Sustaining Healthy Water Systems

The Southwest Florida Water Management District (SWFWMD) streamlined many of its workflows by revamping its GIS infrastructure to bring together industry, agriculture, environmental organizations, and Florida residents.

SWFWMD bureau chief Steve Dicks showed the plenary audience how web GIS helps manage a range of water issues, from keeping Florida’s winter strawberries hydrated while ensuring that residents retain their water resources to analyzing how new housing developments need to plan around flood zones.

Leigh Vershowske, the district’s GIS database and server analyst, also demonstrated what he called the agency’s “most important map”: an online form that makes it easy to apply for well, water use, and construction permits to plan future water development. And senior environmental scientist Kris Kaufman illustrated how SWFWMD used GIS to clean up a very polluted Tampa Bay and bring back ecologically vital seagrass in record numbers.

Monitoring water quality levels across such an aqueous state requires sophisticated analysis. Esri program manager Steve Kopp unveiled the new ArcGIS integration with R, which enables users of each system to access the capabilities of the other. For instance, to understand water quality in all areas of Florida’s Peace River system, ArcGIS users can employ the statistical capabilities of R to use stream geometry and landscape variables to forecast water quality values throughout the stream network—even in the most remote and hard-to-analyze areas.

At the Forefront of Change

As these plenary presenters demonstrated, ever-expanding use of GIS creates connections within and across companies, agencies, and communities.

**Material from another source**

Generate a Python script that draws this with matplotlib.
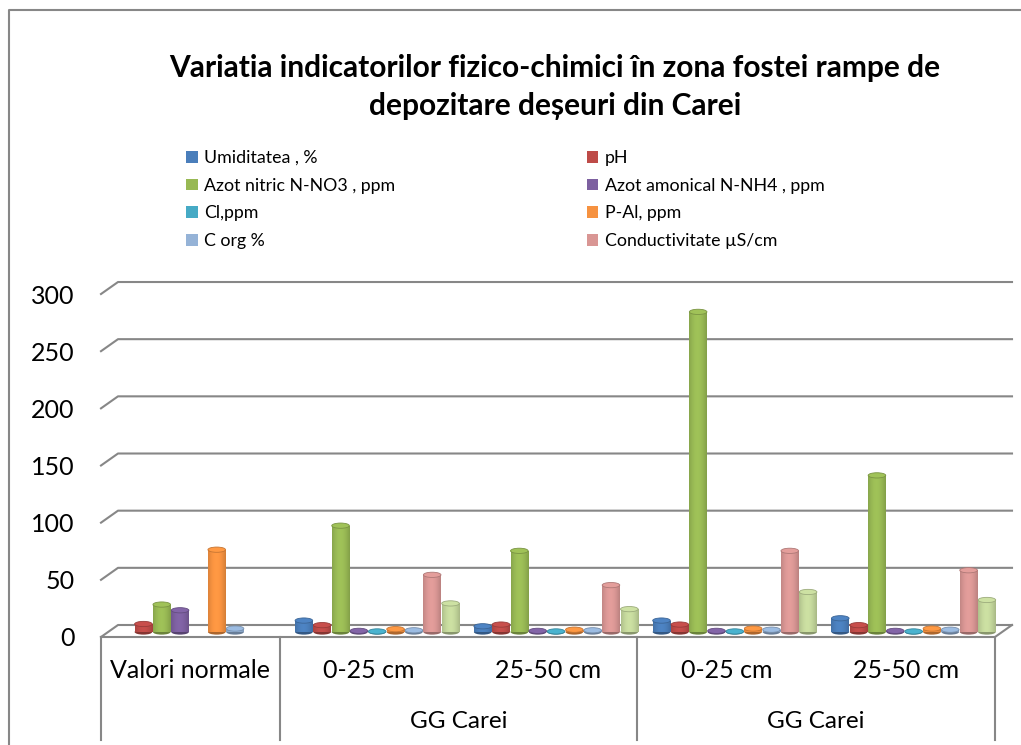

Web GIS, especially, allows GIS professionals to expand their impact by developing applications that foster deeper understanding not only within the GIS department but amid executives, knowledge workers, and citizens alike.

“What I really want you to do is think about how you can take that knowledge and get it across to everybody else,” said Dangermond. “That, to me, ladies and gentlemen, is going to be the big thing that changes everything.”